In 1998, at The Al-Fateh Hospital in Bengali, Libya, 6 foreign medical aid workers were accused of deliberately infecting over 400 Libyan children with the HIV virus. The group consisted of a Palestinian doctor and 5 female Bulgarian nurses. At the time this seemed like rather fantastic news. A truly henious charge. Why would anyone commit an act so insanely evil?
The Libyans were outraged and there was a trial and the Tripoli 6 as they became known, were condemned to death in 2004. The parents of the children wanted justice!
But, the verdict was overturned because of international protest that the trial had been unfair.
They were held in prison all this time and there were actual confessions obtained under torture. The case became an imflamatory example of xenophobic paranoia.
The scientific community of the world began to get involved and investigate.
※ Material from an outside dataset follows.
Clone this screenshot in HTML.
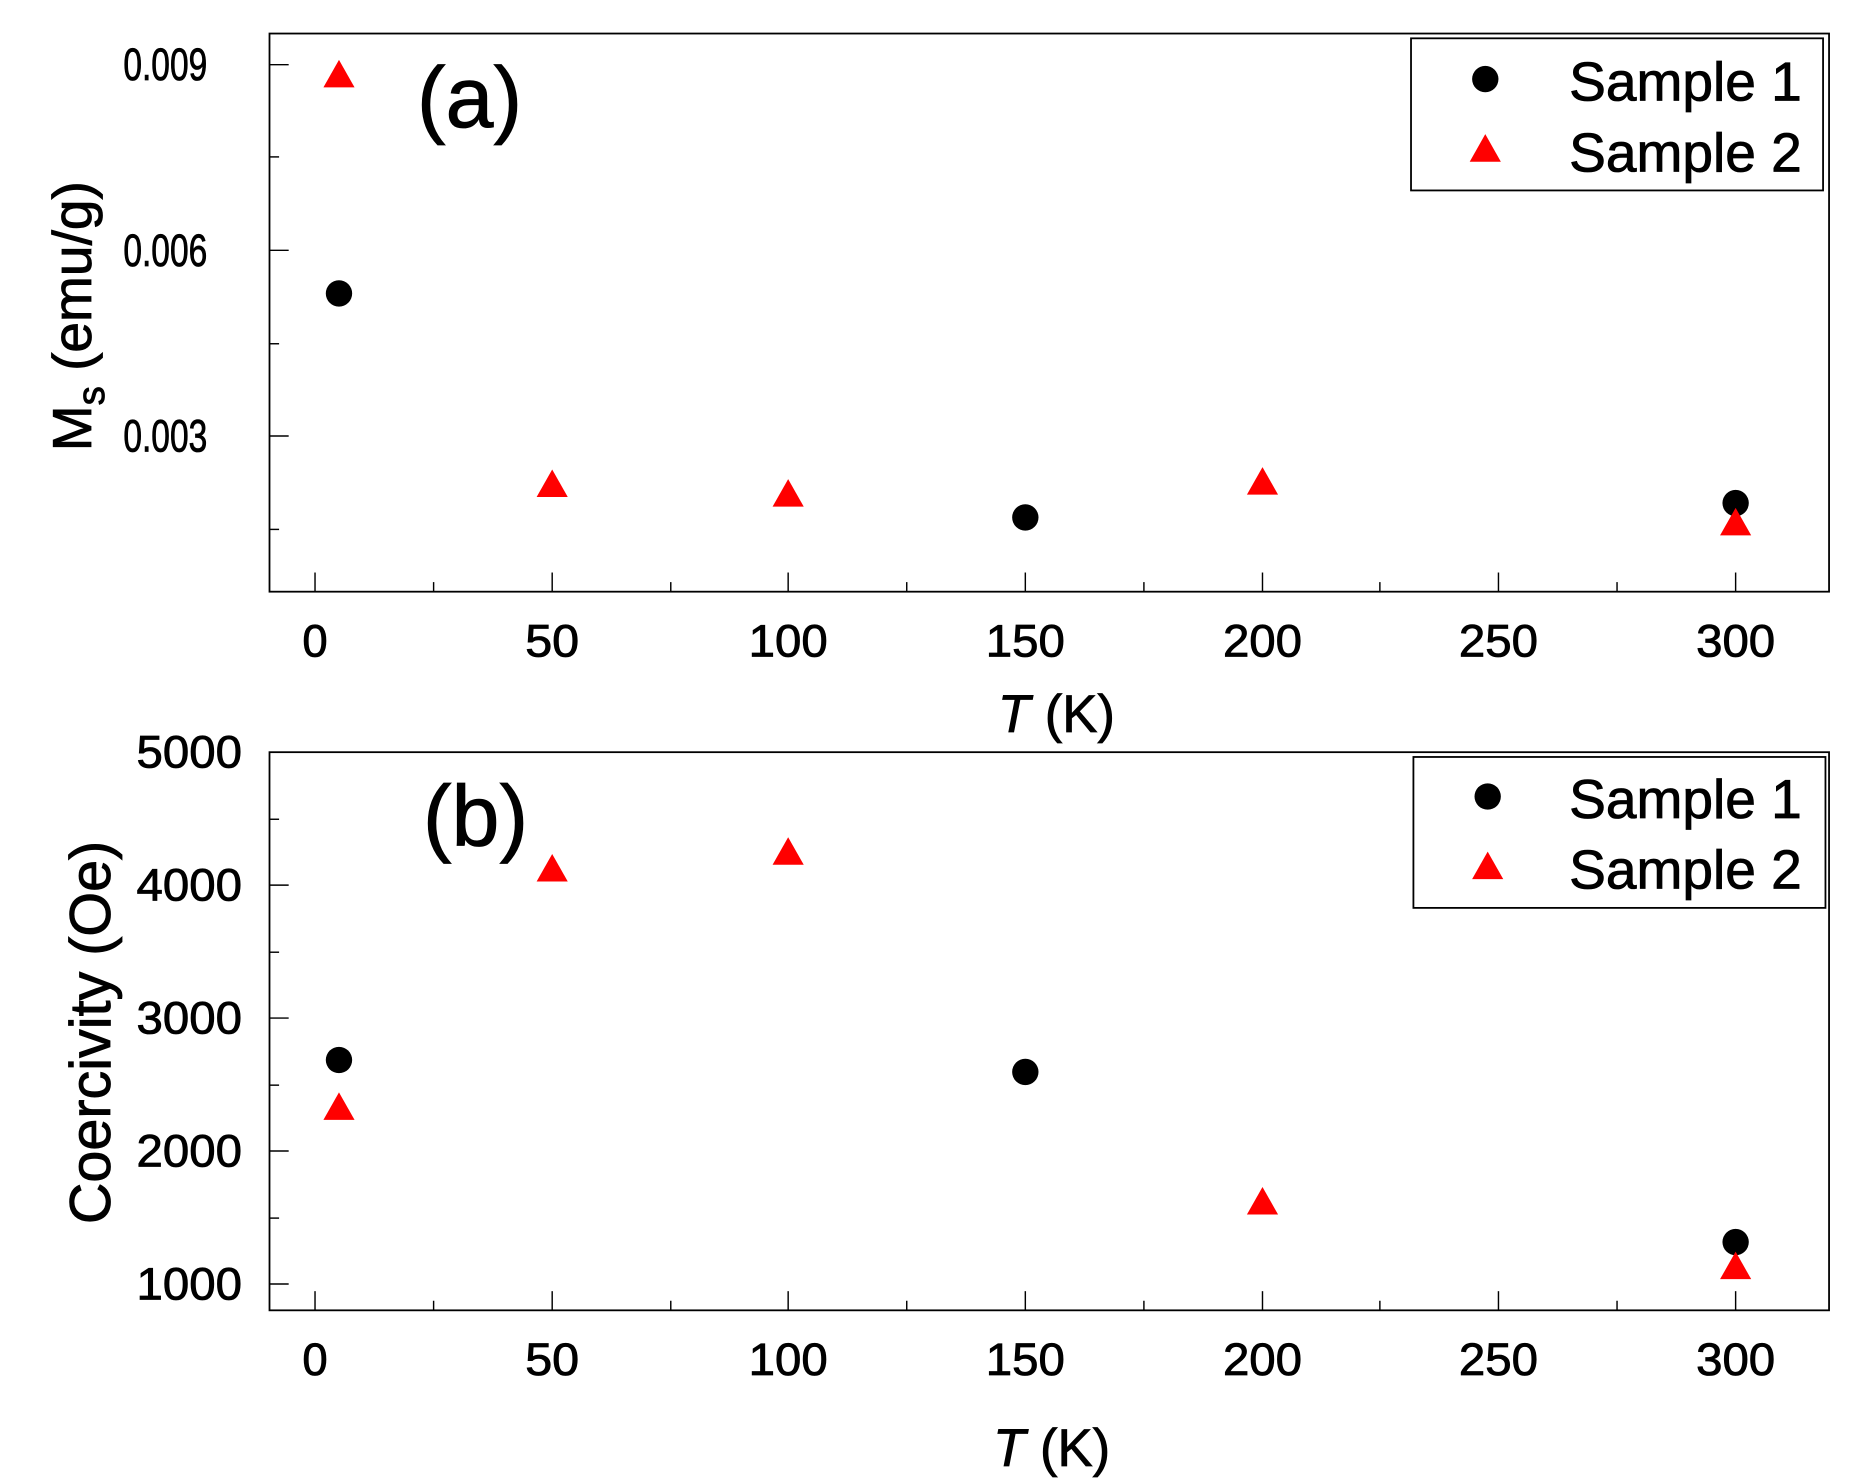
<!DOCTYPE html>
<html><head><style>html,body{margin:0;padding:0;background:#fff}svg{display:block}</style></head><body>
<svg width="1859" height="1484" viewBox="0 0 1552 1239" preserveAspectRatio="none" xmlns="http://www.w3.org/2000/svg" font-family="Liberation Sans, Arial, sans-serif">
<defs>
<g id="c"><circle r="11" fill="#000"/></g>
<g id="t"><polygon points="0,-13 13,10 -13,10" fill="#f00"/></g>
</defs>
<g stroke="#000" stroke-width="0.7">
<!-- Panel a -->
<g font-size="38" text-anchor="end" lengthAdjust="spacingAndGlyphs"><text x="173" y="67" textLength="70" lengthAdjust="spacingAndGlyphs">0.009</text><text x="173" y="222" textLength="70" lengthAdjust="spacingAndGlyphs">0.006</text><text x="173" y="377" textLength="70" lengthAdjust="spacingAndGlyphs">0.003</text></g>
<g font-size="38" text-anchor="middle"><text x="263" y="548">0</text><text x="461" y="548" textLength="45" lengthAdjust="spacingAndGlyphs">50</text><text x="658" y="548" textLength="66" lengthAdjust="spacingAndGlyphs">100</text><text x="856" y="548" textLength="66" lengthAdjust="spacingAndGlyphs">150</text><text x="1054" y="548" textLength="66" lengthAdjust="spacingAndGlyphs">200</text><text x="1251" y="548" textLength="66" lengthAdjust="spacingAndGlyphs">250</text><text x="1449" y="548" textLength="66" lengthAdjust="spacingAndGlyphs">300</text></g>
<text x="882" y="611" font-size="44" text-anchor="middle"><tspan font-style="italic">T</tspan> (K)</text>
<text transform="translate(76,264) rotate(-90)" font-size="46" text-anchor="middle">M<tspan font-size="32" dy="11">s</tspan><tspan dy="-11"> (emu/g)</tspan></text>
<text x="348" y="106" font-size="72">(a)</text>
<text x="1310" y="84" font-size="46">Sample 1</text><text x="1310" y="143" font-size="46">Sample 2</text>
<!-- Panel b text -->
<g font-size="38" text-anchor="end"><text x="202" y="641" textLength="88" lengthAdjust="spacingAndGlyphs">5000</text><text x="202" y="752" textLength="88" lengthAdjust="spacingAndGlyphs">4000</text><text x="202" y="863" textLength="88" lengthAdjust="spacingAndGlyphs">3000</text><text x="202" y="974" textLength="88" lengthAdjust="spacingAndGlyphs">2000</text><text x="202" y="1085" textLength="88" lengthAdjust="spacingAndGlyphs">1000</text></g>
<g font-size="38" text-anchor="middle"><text x="263" y="1148">0</text><text x="461" y="1148" textLength="45" lengthAdjust="spacingAndGlyphs">50</text><text x="658" y="1148" textLength="66" lengthAdjust="spacingAndGlyphs">100</text><text x="856" y="1148" textLength="66" lengthAdjust="spacingAndGlyphs">150</text><text x="1054" y="1148" textLength="66" lengthAdjust="spacingAndGlyphs">200</text><text x="1251" y="1148" textLength="66" lengthAdjust="spacingAndGlyphs">250</text><text x="1449" y="1148" textLength="66" lengthAdjust="spacingAndGlyphs">300</text></g>
<text x="878" y="1224" font-size="44" text-anchor="middle"><tspan font-style="italic">T</tspan> (K)</text>
<text transform="translate(92,862) rotate(-90)" font-size="48" text-anchor="middle">Coercivity (Oe)</text>
<text x="353" y="706" font-size="72">(b)</text>
</g>
<rect x="225" y="28" width="1302" height="466" fill="none" stroke="#000" stroke-width="1.5"/>
<g stroke="#000" stroke-width="1.2">
<line x1="263" y1="494" x2="263" y2="478"/><line x1="362" y1="494" x2="362" y2="486"/>
<line x1="461" y1="494" x2="461" y2="478"/><line x1="560" y1="494" x2="560" y2="486"/>
<line x1="658" y1="494" x2="658" y2="478"/><line x1="757" y1="494" x2="757" y2="486"/>
<line x1="856" y1="494" x2="856" y2="478"/><line x1="955" y1="494" x2="955" y2="486"/>
<line x1="1054" y1="494" x2="1054" y2="478"/><line x1="1152" y1="494" x2="1152" y2="486"/>
<line x1="1251" y1="494" x2="1251" y2="478"/><line x1="1350" y1="494" x2="1350" y2="486"/>
<line x1="1449" y1="494" x2="1449" y2="478"/>
<line x1="225" y1="54" x2="241" y2="54"/><line x1="225" y1="209" x2="241" y2="209"/><line x1="225" y1="364" x2="241" y2="364"/>
<line x1="225" y1="131" x2="233" y2="131"/><line x1="225" y1="287" x2="233" y2="287"/><line x1="225" y1="442" x2="233" y2="442"/>
</g>
<use href="#t" x="283" y="63"/><use href="#c" x="283" y="245"/>
<use href="#t" x="461" y="405"/><use href="#t" x="658" y="413"/><use href="#c" x="856" y="432"/>
<use href="#t" x="1054" y="403"/><use href="#c" x="1449" y="420"/><use href="#t" x="1449" y="437"/>
<rect x="1178" y="32" width="344" height="127" fill="none" stroke="#000" stroke-width="1.5"/>
<use href="#c" x="1240" y="66"/><use href="#t" x="1240" y="125"/>
<!-- Panel b -->
<rect x="225" y="628" width="1302" height="466" fill="none" stroke="#000" stroke-width="1.5"/>
<g stroke="#000" stroke-width="1.2">
<line x1="263" y1="1094" x2="263" y2="1078"/><line x1="362" y1="1094" x2="362" y2="1086"/>
<line x1="461" y1="1094" x2="461" y2="1078"/><line x1="560" y1="1094" x2="560" y2="1086"/>
<line x1="658" y1="1094" x2="658" y2="1078"/><line x1="757" y1="1094" x2="757" y2="1086"/>
<line x1="856" y1="1094" x2="856" y2="1078"/><line x1="955" y1="1094" x2="955" y2="1086"/>
<line x1="1054" y1="1094" x2="1054" y2="1078"/><line x1="1152" y1="1094" x2="1152" y2="1086"/>
<line x1="1251" y1="1094" x2="1251" y2="1078"/><line x1="1350" y1="1094" x2="1350" y2="1086"/>
<line x1="1449" y1="1094" x2="1449" y2="1078"/>
<line x1="225" y1="739" x2="241" y2="739"/><line x1="225" y1="850" x2="241" y2="850"/><line x1="225" y1="961" x2="241" y2="961"/><line x1="225" y1="1072" x2="241" y2="1072"/>
<line x1="225" y1="684" x2="233" y2="684"/><line x1="225" y1="795" x2="233" y2="795"/><line x1="225" y1="906" x2="233" y2="906"/><line x1="225" y1="1017" x2="233" y2="1017"/>
</g>
<use href="#c" x="283" y="885"/><use href="#t" x="283" y="925"/>
<use href="#t" x="461" y="726"/><use href="#t" x="658" y="712"/><use href="#c" x="856" y="895"/>
<use href="#t" x="1054" y="1004"/><use href="#c" x="1449" y="1037"/><use href="#t" x="1449" y="1058"/>
<rect x="1180" y="632" width="344" height="126" fill="none" stroke="#000" stroke-width="1.5"/>
<use href="#c" x="1242" y="665"/><use href="#t" x="1242" y="724"/>
<g stroke="#000" stroke-width="0.7">
<text x="1310" y="683" font-size="46">Sample 1</text><text x="1310" y="742" font-size="46">Sample 2</text>
</g>
</svg>
</body></html>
They found that the infections in the children were also accompanied by hepatitis B and C which were indicative of poor hygienic conditions in the hospital. They also concluded that most of the children were infected before the medical workers arrived in 1998. They also identified the HIV strain as A/G HIV-1, a highly infectious recombinant
strain found in Central West Africa.
These findings were made independantly by Luc Montagnier of the Pasteur Institute in Paris and Doctors and researchers at the Tor Vegatata University in Rome.
They were recently publiished in Nature Magazine.
This was introduced in the new trial which has been ongoing in Tripoli for the last year and a half. The Libyan court threw out thiis evidence stating that Libyan doctors had calimed to find the opposite conclusion, Luc Montagnier believes that this judgement was based on a faulty translation from English to Arab of the term recombinant, which referred to the recombination of wild viruses. The court translated it as genetically modified, implying human manipulation.
This has become a case of Libyan internal politics. It is much easier to scapegoat the foreign aid workers than to admit that there were hygiene problems in the hospital.
There could be diplomatic moves by both the United States and Europe to exert pressure on Libya to reconsider its stance and release the 6. Americas recent decision to re establish diplomatic ties with Libya and the PR value of this act in the Arab world seems to be a factor in the reluctance ot get involved. Gadaffi is treated with kid gloves by both the US and the EU.
Libya has even gone so far as to hint that it might take a cash ransom to settle the case.
The organization Lawyers Without Borders has defended the 6 for these last 6 years. The second trial has ended and sentencing is to be given on December 14th. Now is the time to find out what you can do, a letter to your congressman, the Libyan Embassy demanding that a fully independant international scientific assessment be made of how the children were contaminated. This trial has recieved very little press in the United States and asked in a recent press conference, Tony Snow seemed to not be aware of any of the facts at all.